One of the problems with OPC UA (some would say it’s one the features) is that it is very flexible. There are multiple ways to accomplish things and no one way that is the best. For example, there are at least three ways you can command an OPC UA server to take an action. None of them are perfect or best, they are just alternatives. If you’re a Ph.D. student and need a topic, this is good fodder for a paper if not a thesis. But for us in the real world, we just like to get things done. We want to know how to do something not to hear about a bunch of options to do it.
But with OPC UA there are always lots of options. In previous articles, I introduced the fact that there are (at least) three ways to turn a Modbus device (Modbus TCP or Modbus RTU) into a more flexible OPC UA device. The most common ones are:
OPC UA Native Representation – map the entire Modbus data space to objects in the OPC UA data space with registers and variables having descriptive names that make more sense to the application. You can read that article by clicking on this link above.

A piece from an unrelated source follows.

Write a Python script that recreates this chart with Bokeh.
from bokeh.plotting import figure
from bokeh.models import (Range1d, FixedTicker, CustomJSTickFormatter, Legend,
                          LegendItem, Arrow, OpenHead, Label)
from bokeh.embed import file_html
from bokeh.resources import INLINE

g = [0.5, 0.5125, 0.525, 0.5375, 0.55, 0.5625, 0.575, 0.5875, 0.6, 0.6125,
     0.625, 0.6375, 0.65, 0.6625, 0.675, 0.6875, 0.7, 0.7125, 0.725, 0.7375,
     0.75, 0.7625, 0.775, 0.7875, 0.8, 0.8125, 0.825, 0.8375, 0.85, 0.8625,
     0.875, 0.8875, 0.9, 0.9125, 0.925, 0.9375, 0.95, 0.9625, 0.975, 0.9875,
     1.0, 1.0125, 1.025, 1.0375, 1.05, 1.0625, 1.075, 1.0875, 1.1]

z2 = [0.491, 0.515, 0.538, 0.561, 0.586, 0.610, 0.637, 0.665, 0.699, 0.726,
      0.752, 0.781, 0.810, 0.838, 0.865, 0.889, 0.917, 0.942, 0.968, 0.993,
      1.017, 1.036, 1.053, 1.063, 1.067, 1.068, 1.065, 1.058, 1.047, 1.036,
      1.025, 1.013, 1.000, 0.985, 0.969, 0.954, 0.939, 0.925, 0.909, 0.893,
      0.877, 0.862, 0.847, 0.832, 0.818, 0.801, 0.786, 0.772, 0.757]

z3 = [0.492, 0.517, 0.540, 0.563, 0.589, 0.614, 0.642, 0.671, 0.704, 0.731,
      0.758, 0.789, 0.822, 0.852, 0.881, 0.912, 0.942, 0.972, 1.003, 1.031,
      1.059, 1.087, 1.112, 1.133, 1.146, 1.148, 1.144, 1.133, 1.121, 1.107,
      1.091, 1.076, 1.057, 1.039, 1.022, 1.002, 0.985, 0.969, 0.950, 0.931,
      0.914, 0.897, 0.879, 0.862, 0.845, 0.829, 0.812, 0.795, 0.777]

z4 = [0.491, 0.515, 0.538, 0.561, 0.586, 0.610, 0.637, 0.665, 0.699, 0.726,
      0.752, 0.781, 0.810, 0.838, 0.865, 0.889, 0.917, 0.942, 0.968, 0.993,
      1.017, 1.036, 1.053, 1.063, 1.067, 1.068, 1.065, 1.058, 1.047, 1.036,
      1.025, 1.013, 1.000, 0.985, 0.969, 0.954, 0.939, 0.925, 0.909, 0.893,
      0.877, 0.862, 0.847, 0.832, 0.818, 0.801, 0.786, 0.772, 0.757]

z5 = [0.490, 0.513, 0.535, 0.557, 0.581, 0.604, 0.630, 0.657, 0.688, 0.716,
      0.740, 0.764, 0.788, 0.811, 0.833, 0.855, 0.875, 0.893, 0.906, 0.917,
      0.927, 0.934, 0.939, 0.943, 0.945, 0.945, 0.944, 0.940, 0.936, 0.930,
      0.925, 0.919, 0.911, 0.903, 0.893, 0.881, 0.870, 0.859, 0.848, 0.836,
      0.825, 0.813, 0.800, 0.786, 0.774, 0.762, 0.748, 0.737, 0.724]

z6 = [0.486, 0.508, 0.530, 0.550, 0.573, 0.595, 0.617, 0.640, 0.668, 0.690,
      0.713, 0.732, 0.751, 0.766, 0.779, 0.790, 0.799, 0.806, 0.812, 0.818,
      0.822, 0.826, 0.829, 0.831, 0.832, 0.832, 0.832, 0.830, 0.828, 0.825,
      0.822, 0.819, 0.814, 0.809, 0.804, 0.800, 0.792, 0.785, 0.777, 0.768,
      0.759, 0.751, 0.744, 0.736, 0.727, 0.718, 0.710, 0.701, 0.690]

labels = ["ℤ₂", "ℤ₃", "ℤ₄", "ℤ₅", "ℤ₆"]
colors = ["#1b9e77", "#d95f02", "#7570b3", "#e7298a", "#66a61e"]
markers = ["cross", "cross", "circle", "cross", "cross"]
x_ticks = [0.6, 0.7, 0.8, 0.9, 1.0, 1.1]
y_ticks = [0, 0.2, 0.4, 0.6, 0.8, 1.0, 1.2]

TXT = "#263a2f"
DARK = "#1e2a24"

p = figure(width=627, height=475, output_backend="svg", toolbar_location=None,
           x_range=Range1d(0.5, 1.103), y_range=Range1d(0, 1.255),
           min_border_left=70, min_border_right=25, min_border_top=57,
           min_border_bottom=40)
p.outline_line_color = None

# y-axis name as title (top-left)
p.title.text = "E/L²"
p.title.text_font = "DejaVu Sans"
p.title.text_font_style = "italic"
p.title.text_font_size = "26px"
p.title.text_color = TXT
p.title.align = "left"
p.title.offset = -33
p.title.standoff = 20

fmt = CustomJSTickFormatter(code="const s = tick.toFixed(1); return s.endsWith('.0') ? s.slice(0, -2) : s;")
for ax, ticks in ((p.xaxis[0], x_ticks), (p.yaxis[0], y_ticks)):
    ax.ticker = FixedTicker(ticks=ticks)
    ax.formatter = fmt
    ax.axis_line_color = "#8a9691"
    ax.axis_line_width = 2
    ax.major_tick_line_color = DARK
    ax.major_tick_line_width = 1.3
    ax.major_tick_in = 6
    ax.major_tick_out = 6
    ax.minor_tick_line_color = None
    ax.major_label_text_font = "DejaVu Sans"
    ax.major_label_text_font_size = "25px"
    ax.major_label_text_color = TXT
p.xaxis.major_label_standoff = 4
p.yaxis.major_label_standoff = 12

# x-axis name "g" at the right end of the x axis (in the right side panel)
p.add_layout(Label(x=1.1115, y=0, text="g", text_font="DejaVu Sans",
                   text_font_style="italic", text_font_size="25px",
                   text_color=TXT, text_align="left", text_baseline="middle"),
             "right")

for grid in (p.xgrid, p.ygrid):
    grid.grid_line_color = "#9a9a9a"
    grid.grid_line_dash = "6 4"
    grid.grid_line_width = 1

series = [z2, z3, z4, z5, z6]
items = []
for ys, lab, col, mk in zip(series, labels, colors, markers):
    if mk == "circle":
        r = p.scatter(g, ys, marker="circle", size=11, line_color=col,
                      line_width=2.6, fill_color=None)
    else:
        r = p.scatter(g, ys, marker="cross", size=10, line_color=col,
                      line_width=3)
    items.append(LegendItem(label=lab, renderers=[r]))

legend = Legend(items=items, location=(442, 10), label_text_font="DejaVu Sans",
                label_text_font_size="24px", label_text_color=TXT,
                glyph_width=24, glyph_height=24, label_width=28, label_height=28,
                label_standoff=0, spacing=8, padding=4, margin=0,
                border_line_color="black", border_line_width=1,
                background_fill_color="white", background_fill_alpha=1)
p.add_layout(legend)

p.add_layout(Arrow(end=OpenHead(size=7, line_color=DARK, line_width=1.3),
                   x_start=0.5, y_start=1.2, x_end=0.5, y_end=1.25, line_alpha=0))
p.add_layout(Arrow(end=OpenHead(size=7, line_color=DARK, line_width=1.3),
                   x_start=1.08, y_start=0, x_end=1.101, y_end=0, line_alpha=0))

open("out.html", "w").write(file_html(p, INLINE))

Modbus Native Representation – Similar but simpler representation than the OPC UA Native representation.
Modbus Data Transport – A way to convert a Modbus device to an OPC UA device using OPC UA as a transport. Instead of a client using OPC UA Read and Write attribute functionality to read an OPC UA address space, the actual Modbus message packet is sent across the network embedded in the OPC UA transport (whichever one is used). I’ll discuss Modbus Data Transport in a future article.

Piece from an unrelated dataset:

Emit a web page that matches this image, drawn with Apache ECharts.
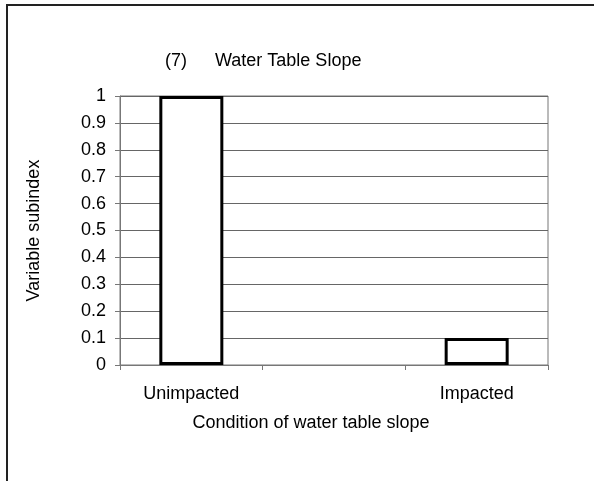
<!DOCTYPE html>
<html>
<head>
<meta charset="utf-8">
<script src="https://cdn.jsdelivr.net/npm/echarts@6/dist/echarts.min.js"></script>
<style>
  html, body { margin: 0; padding: 0; background: #ffffff; }
  #chart { width: 594px; height: 481px; }
</style>
</head>
<body>
<div id="chart"></div>
<script>
  // condition categories (middle slot is empty in the original)
  const categories = ['Unimpacted', '', 'Impacted'];
  const subindex = [1, null, 0.1];
  const yTicks = [0, 0.1, 0.2, 0.3, 0.4, 0.5, 0.6, 0.7, 0.8, 0.9, 1];

  const font = '"Liberation Sans", Arial, sans-serif';
  const fs = 18;
  const myChart = echarts.init(document.getElementById('chart'));

  const option = {
    backgroundColor: '#ffffff',
    animation: false,
    textStyle: { fontFamily: font, color: '#000' },
    title: [
      { text: '(7)', left: 165, top: 52, padding: 0, textStyle: { fontFamily: font, fontSize: fs, fontWeight: 'normal', color: '#000' } },
      { text: 'Water Table Slope', left: 215, top: 52, padding: 0, textStyle: { fontFamily: font, fontSize: fs, fontWeight: 'normal', color: '#000' } }
    ],
    graphic: [
      {
        type: 'rect',
        shape: { x: 7, y: 5, width: 700, height: 600 },
        style: { fill: 'none', stroke: '#222', lineWidth: 2 },
        silent: true
      }
    ],
    grid: {
      left: 120,
      right: 46,
      top: 96,
      bottom: 116,
      show: true,
      borderColor: '#777',
      borderWidth: 1
    },
    xAxis: {
      type: 'category',
      data: categories,
      axisLine: { lineStyle: { color: '#777', width: 1 } },
      axisTick: { show: true, length: 5, lineStyle: { color: '#777' } },
      axisLabel: { margin: 20, fontSize: fs, color: '#000', fontFamily: font },
      name: 'Condition of water table slope',
      nameLocation: 'middle',
      nameGap: 49,
      nameTextStyle: { fontSize: fs, color: '#000', fontFamily: font, padding: [0, 46, 0, 0] }
    },
    yAxis: {
      type: 'value',
      min: 0,
      max: 1,
      interval: 0.1,
      axisLine: { show: true, lineStyle: { color: '#777', width: 1 } },
      axisTick: { show: true, length: 5, lineStyle: { color: '#777' } },
      axisLabel: {
        margin: 14,
        fontSize: fs,
        color: '#000',
        fontFamily: font,
        formatter: function (v) {
          const t = yTicks.find(x => Math.abs(x - v) < 1e-9);
          return t === undefined ? '' : String(t);
        }
      },
      splitLine: { show: true, lineStyle: { color: '#666', width: 1 } },
      name: 'Variable subindex',
      nameLocation: 'middle',
      nameGap: 77,
      nameTextStyle: { fontSize: fs, color: '#000', fontFamily: font }
    },
    series: [
      {
        type: 'bar',
        data: subindex,
        barWidth: 64,
        itemStyle: { color: '#ffffff', borderColor: '#000', borderWidth: 3 },
        silent: true
      }
    ]
  };

  myChart.setOption(option);
</script>
</body>
</html>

What’s valuable about Modbus Native representation is its simplicity. Instead of creating an entirely new representation for the Modbus data as objects and attributes, we use the typical Modbus naming convention for registers and coils:
0xxxx is Status Coil Address Space from 00000 to 065535
1xxxx is Input Coil Address Space from 10000 to 165535
3xxxx is Input Register Address Space from 30000 to 365535
4xxxx is Holding Register Address Space from 40000 to 465535
This means that OPC UA Clients can refer to OPC UA Attributes that have the same names as the original registers and coils. The actual structure of the OPC UA address space looks like this:
In this structure there is a Modbus Object folder under the root and ObjsFolders. The Modbus object folder contains all of the data from the original Modbus device. Both registers and coils are contained in the same folder. Clients access these variables by specifying their Attribute name which is the Modbus Address preceded by the string “COIL” or “REG.” It’s much like sending a Read Register or Read Coil command to a native Modbus device.
Notice that each variable is linked to a type definition. The type definition specifies the details of the type. For registers, the type specifies an unsigned 16-bit integer. For coils, the type specifies a bit type. The variable type is important because a Client, uncertain of the type, can follow the link from a variable to determine exactly what the variable is.